■ INPUT ROWS ■
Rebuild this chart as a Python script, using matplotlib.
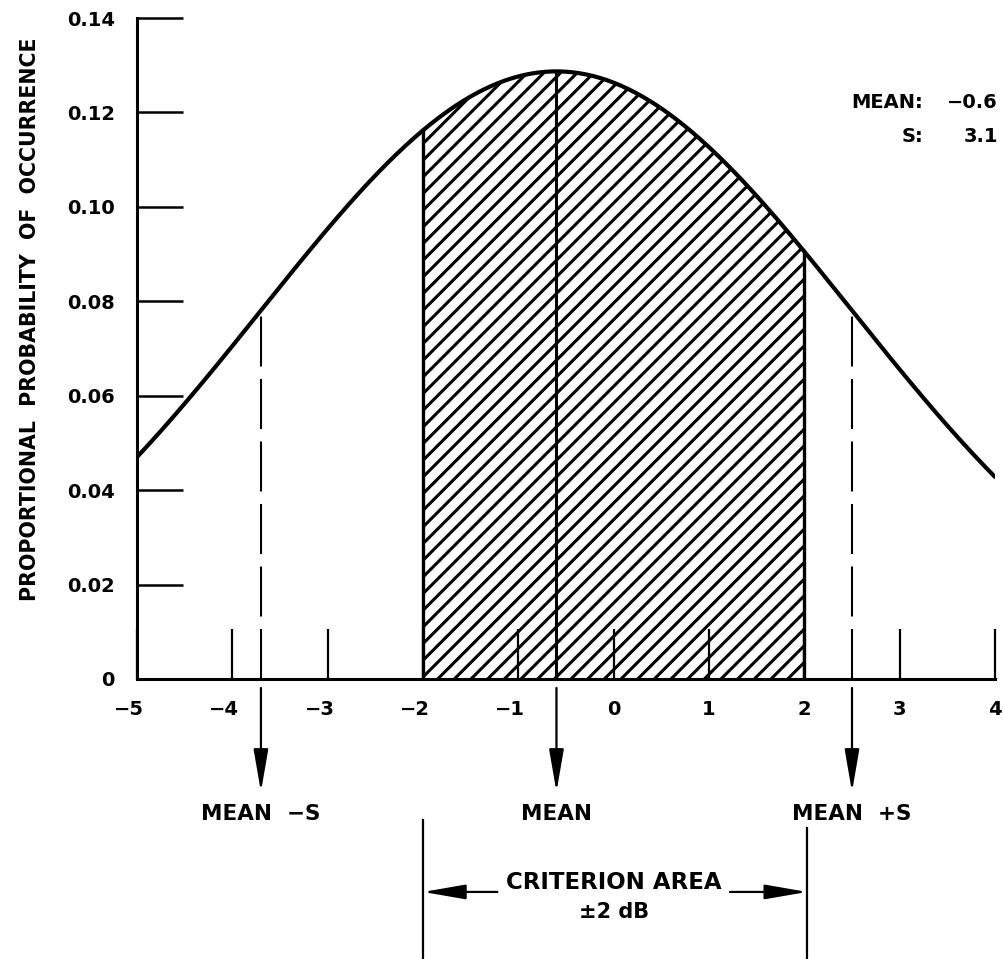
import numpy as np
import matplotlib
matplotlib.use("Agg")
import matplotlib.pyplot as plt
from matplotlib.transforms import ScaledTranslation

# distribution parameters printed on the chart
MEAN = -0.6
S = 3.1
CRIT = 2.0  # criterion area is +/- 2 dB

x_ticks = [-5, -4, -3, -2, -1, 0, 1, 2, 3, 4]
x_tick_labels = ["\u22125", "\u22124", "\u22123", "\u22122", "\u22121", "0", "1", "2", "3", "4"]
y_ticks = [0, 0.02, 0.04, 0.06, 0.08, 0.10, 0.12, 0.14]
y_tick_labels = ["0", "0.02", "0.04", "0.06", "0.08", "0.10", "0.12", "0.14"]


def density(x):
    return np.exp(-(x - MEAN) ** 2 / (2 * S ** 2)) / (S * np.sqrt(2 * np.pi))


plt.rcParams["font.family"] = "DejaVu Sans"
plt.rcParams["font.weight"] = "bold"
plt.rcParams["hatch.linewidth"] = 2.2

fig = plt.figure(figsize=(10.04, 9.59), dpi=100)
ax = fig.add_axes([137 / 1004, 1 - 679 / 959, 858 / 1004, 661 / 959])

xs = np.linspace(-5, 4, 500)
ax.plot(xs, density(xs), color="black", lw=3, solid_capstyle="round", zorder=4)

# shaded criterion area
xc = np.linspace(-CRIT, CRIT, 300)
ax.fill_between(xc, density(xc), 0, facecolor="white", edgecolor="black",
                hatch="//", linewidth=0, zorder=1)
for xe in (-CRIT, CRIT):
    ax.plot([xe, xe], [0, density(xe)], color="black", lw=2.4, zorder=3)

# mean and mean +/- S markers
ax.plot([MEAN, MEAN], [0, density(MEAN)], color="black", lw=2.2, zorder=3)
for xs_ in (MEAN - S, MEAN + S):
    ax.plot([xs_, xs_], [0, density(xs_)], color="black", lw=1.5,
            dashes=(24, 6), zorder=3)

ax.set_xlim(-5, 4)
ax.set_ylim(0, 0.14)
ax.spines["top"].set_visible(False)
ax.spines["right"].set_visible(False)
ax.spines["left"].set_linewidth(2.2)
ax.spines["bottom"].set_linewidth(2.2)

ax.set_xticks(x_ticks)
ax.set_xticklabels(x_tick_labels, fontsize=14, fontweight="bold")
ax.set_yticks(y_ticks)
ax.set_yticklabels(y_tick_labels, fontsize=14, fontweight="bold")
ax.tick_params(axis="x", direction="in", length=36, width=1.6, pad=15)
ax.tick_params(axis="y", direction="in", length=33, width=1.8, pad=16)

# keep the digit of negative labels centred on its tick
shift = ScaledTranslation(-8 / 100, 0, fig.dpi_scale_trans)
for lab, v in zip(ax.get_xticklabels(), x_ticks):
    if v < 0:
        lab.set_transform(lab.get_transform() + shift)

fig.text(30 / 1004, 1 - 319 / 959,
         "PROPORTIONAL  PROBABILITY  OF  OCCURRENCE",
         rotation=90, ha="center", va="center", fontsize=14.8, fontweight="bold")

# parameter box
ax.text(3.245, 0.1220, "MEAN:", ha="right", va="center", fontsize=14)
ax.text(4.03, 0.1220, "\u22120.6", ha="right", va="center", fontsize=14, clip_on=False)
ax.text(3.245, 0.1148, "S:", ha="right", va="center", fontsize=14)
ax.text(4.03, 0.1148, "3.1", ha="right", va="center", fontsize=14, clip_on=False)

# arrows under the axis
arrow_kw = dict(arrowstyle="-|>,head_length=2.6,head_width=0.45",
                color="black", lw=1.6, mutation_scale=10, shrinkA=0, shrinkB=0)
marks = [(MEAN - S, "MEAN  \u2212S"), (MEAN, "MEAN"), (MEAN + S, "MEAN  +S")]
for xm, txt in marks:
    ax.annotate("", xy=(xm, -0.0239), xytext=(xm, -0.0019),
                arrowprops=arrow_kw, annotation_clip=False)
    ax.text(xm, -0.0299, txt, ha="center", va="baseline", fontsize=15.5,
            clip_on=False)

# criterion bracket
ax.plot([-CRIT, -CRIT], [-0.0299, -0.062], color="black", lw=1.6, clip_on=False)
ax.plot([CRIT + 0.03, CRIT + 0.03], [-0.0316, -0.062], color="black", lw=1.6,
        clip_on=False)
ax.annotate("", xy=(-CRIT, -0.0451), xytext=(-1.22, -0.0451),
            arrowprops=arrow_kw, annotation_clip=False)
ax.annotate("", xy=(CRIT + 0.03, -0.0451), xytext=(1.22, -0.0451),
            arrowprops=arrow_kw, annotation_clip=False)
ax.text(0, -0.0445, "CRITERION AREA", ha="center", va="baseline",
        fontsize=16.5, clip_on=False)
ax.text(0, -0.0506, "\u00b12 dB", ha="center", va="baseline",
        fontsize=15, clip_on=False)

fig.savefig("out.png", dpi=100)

==

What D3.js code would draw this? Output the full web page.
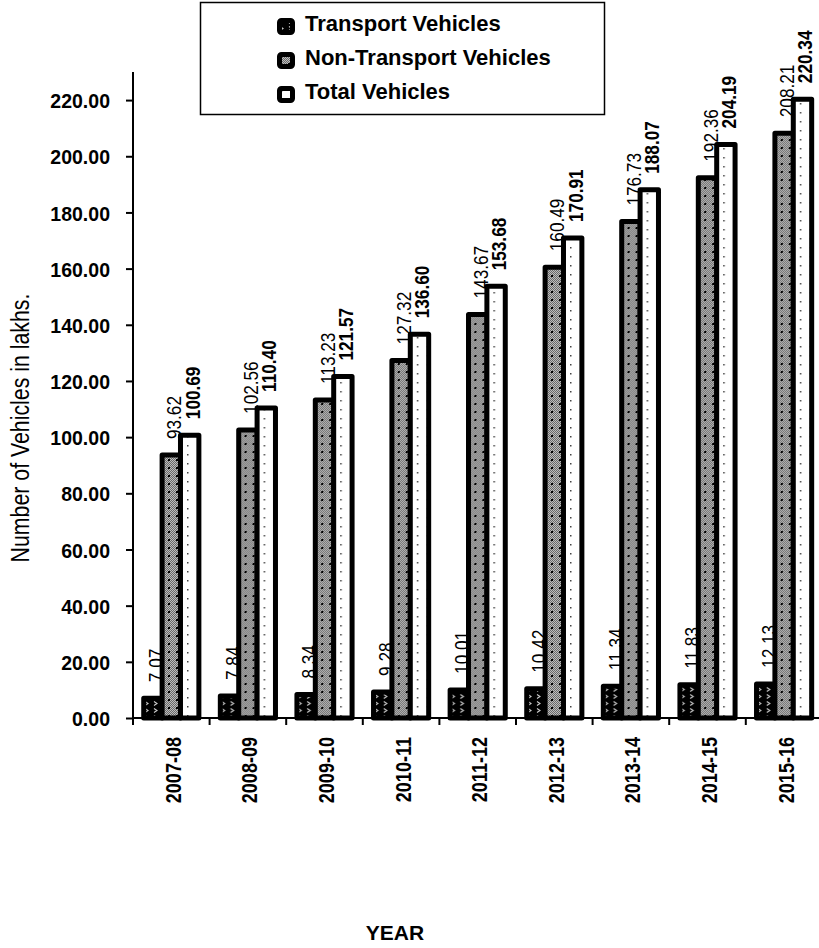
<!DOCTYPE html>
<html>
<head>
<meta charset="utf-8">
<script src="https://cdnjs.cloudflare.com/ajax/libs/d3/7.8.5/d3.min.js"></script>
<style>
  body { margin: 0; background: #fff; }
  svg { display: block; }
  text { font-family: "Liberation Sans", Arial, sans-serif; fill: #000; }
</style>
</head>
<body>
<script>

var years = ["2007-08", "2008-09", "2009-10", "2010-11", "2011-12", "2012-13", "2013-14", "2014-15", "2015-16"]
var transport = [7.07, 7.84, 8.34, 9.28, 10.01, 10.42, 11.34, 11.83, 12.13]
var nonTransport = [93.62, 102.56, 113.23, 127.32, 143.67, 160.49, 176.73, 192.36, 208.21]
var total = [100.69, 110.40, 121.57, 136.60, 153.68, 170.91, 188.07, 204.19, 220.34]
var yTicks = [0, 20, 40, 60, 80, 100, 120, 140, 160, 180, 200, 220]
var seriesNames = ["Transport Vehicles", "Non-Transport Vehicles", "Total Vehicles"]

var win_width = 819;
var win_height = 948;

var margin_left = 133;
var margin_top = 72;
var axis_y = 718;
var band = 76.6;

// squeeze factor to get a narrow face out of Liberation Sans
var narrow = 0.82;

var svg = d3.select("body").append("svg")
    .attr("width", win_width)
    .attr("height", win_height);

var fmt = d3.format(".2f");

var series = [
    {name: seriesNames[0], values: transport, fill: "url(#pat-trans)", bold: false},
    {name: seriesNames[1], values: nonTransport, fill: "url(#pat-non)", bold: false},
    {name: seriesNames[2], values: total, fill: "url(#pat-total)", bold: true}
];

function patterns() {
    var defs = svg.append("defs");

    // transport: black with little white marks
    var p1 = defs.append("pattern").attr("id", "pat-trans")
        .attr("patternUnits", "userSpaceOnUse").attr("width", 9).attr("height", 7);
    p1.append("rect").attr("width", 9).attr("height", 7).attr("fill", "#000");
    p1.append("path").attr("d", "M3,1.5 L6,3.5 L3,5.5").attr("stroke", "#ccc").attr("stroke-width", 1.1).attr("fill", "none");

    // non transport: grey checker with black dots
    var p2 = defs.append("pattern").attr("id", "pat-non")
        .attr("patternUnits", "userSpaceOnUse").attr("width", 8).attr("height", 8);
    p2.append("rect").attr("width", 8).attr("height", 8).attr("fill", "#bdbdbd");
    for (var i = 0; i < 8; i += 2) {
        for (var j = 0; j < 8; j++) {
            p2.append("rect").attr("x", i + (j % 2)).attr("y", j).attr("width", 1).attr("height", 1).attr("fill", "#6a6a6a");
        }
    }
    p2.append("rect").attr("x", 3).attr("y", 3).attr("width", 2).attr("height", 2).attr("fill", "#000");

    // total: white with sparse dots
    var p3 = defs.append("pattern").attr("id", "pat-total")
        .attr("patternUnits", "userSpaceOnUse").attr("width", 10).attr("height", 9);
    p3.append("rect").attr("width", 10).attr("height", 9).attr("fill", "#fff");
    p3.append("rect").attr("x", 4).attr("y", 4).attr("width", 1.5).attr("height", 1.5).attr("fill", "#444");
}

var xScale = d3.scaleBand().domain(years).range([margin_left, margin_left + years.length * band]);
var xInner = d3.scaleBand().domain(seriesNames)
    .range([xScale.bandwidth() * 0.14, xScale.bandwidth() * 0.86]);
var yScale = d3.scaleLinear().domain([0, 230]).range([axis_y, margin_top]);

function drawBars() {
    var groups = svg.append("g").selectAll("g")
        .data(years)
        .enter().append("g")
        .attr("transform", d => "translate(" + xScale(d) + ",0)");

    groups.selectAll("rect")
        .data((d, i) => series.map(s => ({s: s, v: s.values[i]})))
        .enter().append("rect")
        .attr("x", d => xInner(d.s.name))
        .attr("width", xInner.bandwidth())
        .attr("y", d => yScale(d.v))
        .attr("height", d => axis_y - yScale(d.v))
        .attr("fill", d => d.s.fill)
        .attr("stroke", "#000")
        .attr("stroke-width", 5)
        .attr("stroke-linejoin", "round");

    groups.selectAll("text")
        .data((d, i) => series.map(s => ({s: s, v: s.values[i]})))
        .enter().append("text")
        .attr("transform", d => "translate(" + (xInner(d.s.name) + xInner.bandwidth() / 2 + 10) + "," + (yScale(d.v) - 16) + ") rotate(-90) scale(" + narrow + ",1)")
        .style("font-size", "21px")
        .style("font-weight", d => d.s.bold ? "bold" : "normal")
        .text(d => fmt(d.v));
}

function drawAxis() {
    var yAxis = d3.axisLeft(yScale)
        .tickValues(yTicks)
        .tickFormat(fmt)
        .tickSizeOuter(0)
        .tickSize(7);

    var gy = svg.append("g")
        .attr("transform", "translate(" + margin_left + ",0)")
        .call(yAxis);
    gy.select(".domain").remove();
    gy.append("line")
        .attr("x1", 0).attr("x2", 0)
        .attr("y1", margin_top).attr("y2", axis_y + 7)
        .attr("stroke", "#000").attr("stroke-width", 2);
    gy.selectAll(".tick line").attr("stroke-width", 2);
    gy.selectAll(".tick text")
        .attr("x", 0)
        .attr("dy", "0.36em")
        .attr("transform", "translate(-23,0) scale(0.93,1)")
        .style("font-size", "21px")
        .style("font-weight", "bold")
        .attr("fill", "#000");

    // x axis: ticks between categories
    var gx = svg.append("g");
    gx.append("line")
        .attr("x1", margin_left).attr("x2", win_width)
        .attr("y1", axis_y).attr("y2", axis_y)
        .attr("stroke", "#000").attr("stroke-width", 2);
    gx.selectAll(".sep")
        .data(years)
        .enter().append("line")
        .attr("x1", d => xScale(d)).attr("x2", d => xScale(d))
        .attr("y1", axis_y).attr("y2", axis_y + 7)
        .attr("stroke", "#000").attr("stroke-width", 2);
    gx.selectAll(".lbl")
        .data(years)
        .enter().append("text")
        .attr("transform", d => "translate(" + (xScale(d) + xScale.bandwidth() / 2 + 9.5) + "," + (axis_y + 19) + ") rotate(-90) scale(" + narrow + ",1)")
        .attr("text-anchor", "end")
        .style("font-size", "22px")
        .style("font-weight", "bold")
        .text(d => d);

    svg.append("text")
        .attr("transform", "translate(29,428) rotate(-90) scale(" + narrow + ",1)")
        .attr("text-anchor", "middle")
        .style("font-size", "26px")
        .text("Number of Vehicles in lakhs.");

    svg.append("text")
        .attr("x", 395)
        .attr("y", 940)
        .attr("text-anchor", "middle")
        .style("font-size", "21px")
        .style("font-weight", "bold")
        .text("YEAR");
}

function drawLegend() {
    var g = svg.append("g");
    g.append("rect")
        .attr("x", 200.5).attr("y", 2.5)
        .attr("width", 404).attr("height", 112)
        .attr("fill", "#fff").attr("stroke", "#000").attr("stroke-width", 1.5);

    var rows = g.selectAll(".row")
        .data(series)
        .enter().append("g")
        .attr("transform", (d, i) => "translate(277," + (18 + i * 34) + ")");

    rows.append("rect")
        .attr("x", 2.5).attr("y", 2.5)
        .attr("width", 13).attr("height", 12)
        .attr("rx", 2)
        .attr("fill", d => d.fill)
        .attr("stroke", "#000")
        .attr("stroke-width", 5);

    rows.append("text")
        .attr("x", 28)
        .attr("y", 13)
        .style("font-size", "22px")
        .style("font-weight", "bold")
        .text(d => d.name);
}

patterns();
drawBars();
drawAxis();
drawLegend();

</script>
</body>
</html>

■ REQUIRED TASK ■
Reproduce, word for word, only the lines in the records above from the line with "Rebuild this chart" through the line with "length=33, width=1.8, pad=16)", including both ends; omit the pictures.

■ FINAL ANSWER ■
Rebuild this chart as a Python script, using matplotlib.
import numpy as np
import matplotlib
matplotlib.use("Agg")
import matplotlib.pyplot as plt
from matplotlib.transforms import ScaledTranslation

# distribution parameters printed on the chart
MEAN = -0.6
S = 3.1
CRIT = 2.0  # criterion area is +/- 2 dB

x_ticks = [-5, -4, -3, -2, -1, 0, 1, 2, 3, 4]
x_tick_labels = ["\u22125", "\u22124", "\u22123", "\u22122", "\u22121", "0", "1", "2", "3", "4"]
y_ticks = [0, 0.02, 0.04, 0.06, 0.08, 0.10, 0.12, 0.14]
y_tick_labels = ["0", "0.02", "0.04", "0.06", "0.08", "0.10", "0.12", "0.14"]


def density(x):
    return np.exp(-(x - MEAN) ** 2 / (2 * S ** 2)) / (S * np.sqrt(2 * np.pi))


plt.rcParams["font.family"] = "DejaVu Sans"
plt.rcParams["font.weight"] = "bold"
plt.rcParams["hatch.linewidth"] = 2.2

fig = plt.figure(figsize=(10.04, 9.59), dpi=100)
ax = fig.add_axes([137 / 1004, 1 - 679 / 959, 858 / 1004, 661 / 959])

xs = np.linspace(-5, 4, 500)
ax.plot(xs, density(xs), color="black", lw=3, solid_capstyle="round", zorder=4)

# shaded criterion area
xc = np.linspace(-CRIT, CRIT, 300)
ax.fill_between(xc, density(xc), 0, facecolor="white", edgecolor="black",
                hatch="//", linewidth=0, zorder=1)
for xe in (-CRIT, CRIT):
    ax.plot([xe, xe], [0, density(xe)], color="black", lw=2.4, zorder=3)

# mean and mean +/- S markers
ax.plot([MEAN, MEAN], [0, density(MEAN)], color="black", lw=2.2, zorder=3)
for xs_ in (MEAN - S, MEAN + S):
    ax.plot([xs_, xs_], [0, density(xs_)], color="black", lw=1.5,
            dashes=(24, 6), zorder=3)

ax.set_xlim(-5, 4)
ax.set_ylim(0, 0.14)
ax.spines["top"].set_visible(False)
ax.spines["right"].set_visible(False)
ax.spines["left"].set_linewidth(2.2)
ax.spines["bottom"].set_linewidth(2.2)

ax.set_xticks(x_ticks)
ax.set_xticklabels(x_tick_labels, fontsize=14, fontweight="bold")
ax.set_yticks(y_ticks)
ax.set_yticklabels(y_tick_labels, fontsize=14, fontweight="bold")
ax.tick_params(axis="x", direction="in", length=36, width=1.6, pad=15)
ax.tick_params(axis="y", direction="in", length=33, width=1.8, pad=16)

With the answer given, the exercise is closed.